The top priorities weren’t flashy. Stakeholders ranked ethical business practices, accountability, employee development, data security, customer confidentiality, and subcontractor and vendor relationships among the most important focus areas. In other words, the fundamentals still matter. A lot.
Our Sustainability Report also highlights something easy to overlook in conversations about sustainability: people.
HRP invested more than 11,000 hours into professional development training in 2025, averaging 81 hours per employee — more than double the company’s stated goal. Programs like HRP 101, the newly launched HRP 201, and the Career Advocacy Program (CAP) are designed to support employees at different stages of their careers, from brand-new hires to early-career professionals looking for direction and mentorship.
The report is also grounded in internationally recognized sustainability frameworks, though HRP’s approach is intentionally practical.
“We model our Sustainability Program off of two standards: the United Nations Sustainable Development Goals (UN SDGs) and the Global Reporting Initiative (GRI),” Jackie says.
The UN SDGs provide broad global sustainability goals, while the GRI framework helps organizations report progress with transparency and consistency.
“We’ve taken the UN SDGs, these international goals, and localized them,” Jackie says. “We’ve identified the ones that are meaningful to us, and what we can measure and report. For instance, when it comes to ending global hunger, we’ve looked at what we can do, which includes hosting more food drives. In other words, we are applying the saying, ‘think globally, act locally.’”

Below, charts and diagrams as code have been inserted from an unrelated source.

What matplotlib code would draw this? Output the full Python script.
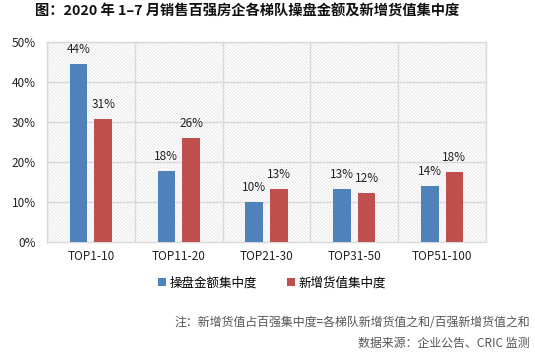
import matplotlib
matplotlib.use("Agg")
import matplotlib.pyplot as plt
from matplotlib.patches import Rectangle
import numpy as np

plt.rcParams['font.family'] = ['Noto Sans CJK SC', 'DejaVu Sans']

categories = ["TOP1-10", "TOP11-20", "TOP21-30", "TOP31-50", "TOP51-100"]
series_names = ["操盘金额集中度", "新增货值集中度"]
operate = [44.4, 17.8, 10.0, 13.2, 14.0]
newvalue = [30.8, 26.0, 13.3, 12.3, 17.5]
op_labels = ["44%", "18%", "10%", "13%", "14%"]
nv_labels = ["31%", "26%", "13%", "12%", "18%"]
yticks = [0, 10, 20, 30, 40, 50]
title = "图：2020 年 1–7 月销售百强房企各梯队操盘金额及新增货值集中度"
note1 = "注：新增货值占百强集中度=各梯队新增货值之和/百强新增货值之和"
note2 = "数据来源：企业公告、CRIC 监测"

blue = "#4f81bd"
red = "#c0504d"
grid = "#d9d9d9"

W, H = 535, 360
fig = plt.figure(figsize=(W/100, H/100), dpi=100)
ax = fig.add_axes([47/W, 1-242/H, (486-47)/W, (242-42)/H])

plt.rcParams['hatch.linewidth'] = 0.5
bg = Rectangle((0, 0), 1, 1, transform=ax.transAxes, facecolor='white',
               edgecolor='#e0e0e0', hatch='\\' * 10, lw=0, zorder=0)
ax.add_patch(bg)

x = np.arange(len(categories))
w = 0.2
off = 0.14
b1 = ax.bar(x - off, operate, w, color=blue, label=series_names[0], zorder=3)
b2 = ax.bar(x + off, newvalue, w, color=red, label=series_names[1], zorder=3)

for xi, v, t in zip(x - off, operate, op_labels):
    ax.text(xi, v + 2.0, t, ha='center', va='bottom', fontsize=8.5, color='#222222', zorder=4)
for xi, v, t in zip(x + off, newvalue, nv_labels):
    ax.text(xi, v + 2.0, t, ha='center', va='bottom', fontsize=8.5, color='#222222', zorder=4)

ax.set_xlim(-0.5, len(categories) - 0.5)
ax.set_ylim(0, 50)
ax.set_yticks(yticks)
ax.set_yticklabels([f"{t}%" for t in yticks], fontsize=8.5, color='#222222')
ax.set_xticks(x)
ax.set_xticklabels(categories, fontsize=8.5, color='#222222')
ax.tick_params(length=0, pad=6)
ax.tick_params(axis='y', pad=8)

for t in yticks[1:]:
    ax.axhline(t, color=grid, lw=1, zorder=1)
for b in np.arange(-0.5, len(categories), 1):
    ax.axvline(b, color=grid, lw=1, zorder=1)
for s in ax.spines.values():
    s.set_color(grid)
    s.set_linewidth(1)

fig.text(247/W, 1-12/H, title, ha='center', va='center', fontsize=10.3, fontweight='bold', color='#111111')

leg = fig.legend(handles=[b1, b2], labels=series_names, loc='center', bbox_to_anchor=(272/W, 1-283/H),
                 ncol=2, frameon=False, fontsize=9, handlelength=0.6, handleheight=0.6,
                 columnspacing=2.4, handletextpad=0.3)

fig.text(530/W, 1-322/H, note1, ha='right', va='center', fontsize=8.6, color='#555555')
fig.text(530/W, 1-343/H, note2, ha='right', va='center', fontsize=8.6, color='#555555')

fig.savefig("out.png", dpi=100)
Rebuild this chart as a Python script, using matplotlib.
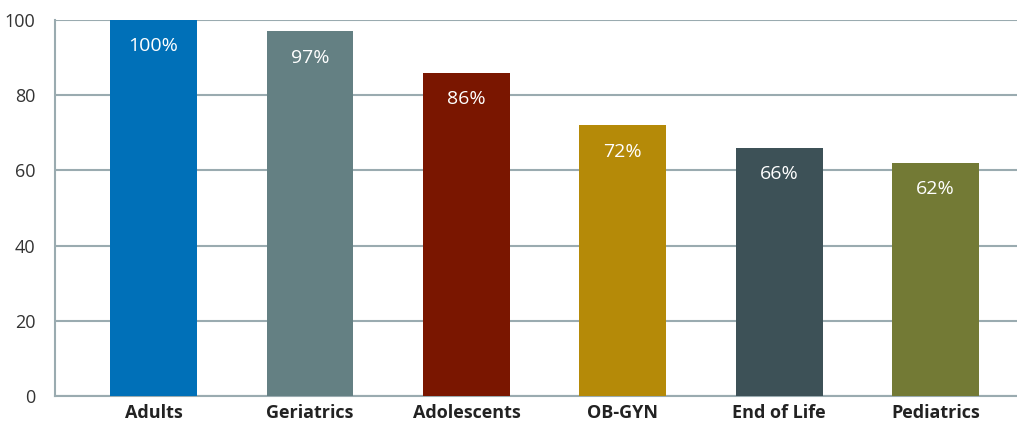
import numpy as np
import matplotlib.pyplot as plt

categories = ['Adults', 'Geriatrics', 'Adolescents', 'OB-GYN', 'End of Life', 'Pediatrics']
values = [100, 97, 86, 72, 66, 62]
colors = ['#0070b8', '#648083', '#7a1600', '#b58a08', '#3d5157', '#737a35']
yticks = [0, 20, 40, 60, 80, 100]

plt.rcParams['font.family'] = ['Open Sans', 'DejaVu Sans']

fig = plt.figure(figsize=(10.17, 4.23), dpi=100)
ax = fig.add_axes([55 / 1017, 27 / 423, 1 - 55 / 1017, 376 / 423])

x = np.arange(len(categories))
bars = ax.bar(x, values, width=0.555, color=colors, zorder=3)

for xi, v in zip(x, values):
    ax.text(xi, v - 7, '{}%'.format(v), ha='center', va='center',
            color='white', fontsize=14, zorder=4)

grid_color = '#9aabb0'
ax.set_ylim(0, 100)
ax.set_xlim(-0.63, 5.52)
ax.set_yticks(yticks)
ax.set_yticklabels([str(t) for t in yticks], fontsize=13, color='#333333')
ax.set_xticks(x)
ax.set_xticklabels(categories, fontsize=13, fontweight='bold', color='#222222')
ax.yaxis.grid(True, color=grid_color, linewidth=1.5, zorder=0)
ax.tick_params(axis='both', length=0)
ax.tick_params(axis='y', pad=14)
ax.tick_params(axis='x', pad=6)

for side in ['top', 'right']:
    ax.spines[side].set_visible(False)
ax.spines['left'].set_color(grid_color)
ax.spines['left'].set_linewidth(1.5)
ax.spines['bottom'].set_color(grid_color)
ax.spines['bottom'].set_linewidth(1.5)

fig.savefig('out.png', dpi=100)
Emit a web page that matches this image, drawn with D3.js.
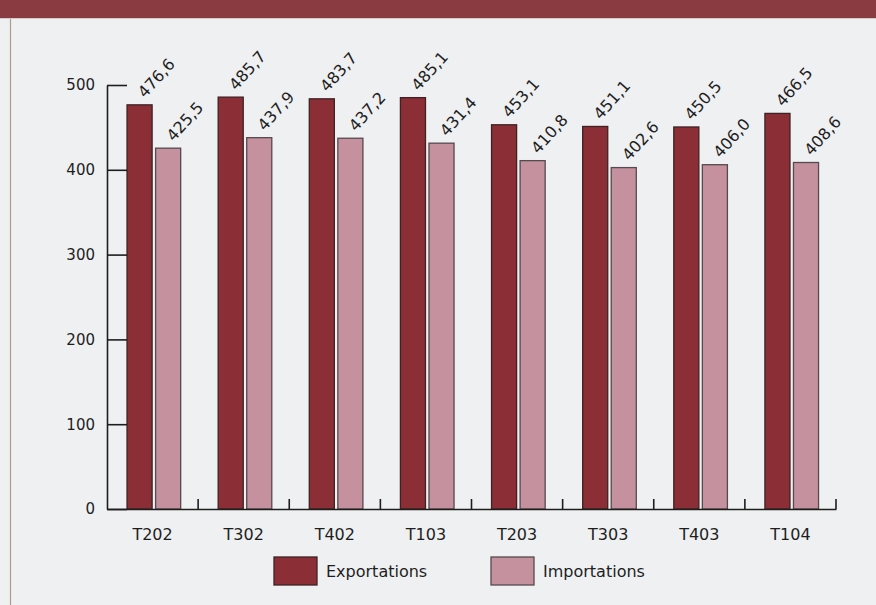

HRP continued tracking greenhouse gas emissions in 2025 while also beginning the groundwork for identifying Scope 3 emissions — one of the more complex pieces of climate reporting because it involves impacts throughout a company’s broader value chain. The company also continued efforts related to water use, energy monitoring, recycling, and environmental compliance across its offices.
Instead of speaking broadly about sustainability, we showed — through the inclusion of project spotlights — what it looks like in practice: restoring contaminated wetlands, helping communities address groundwater impacts, supporting brownfield redevelopment projects, and assisting with safe reuse of industrial facilities. These are examples of environmental work intersecting directly with public health, infrastructure, and community planning.
We believe that’s what makes the report worth reading. It’s not simply a collection of sustainability goals. It’s a snapshot of how a company is trying to operate thoughtfully while balancing environmental responsibility, employee investment, governance, safety, and long-term growth.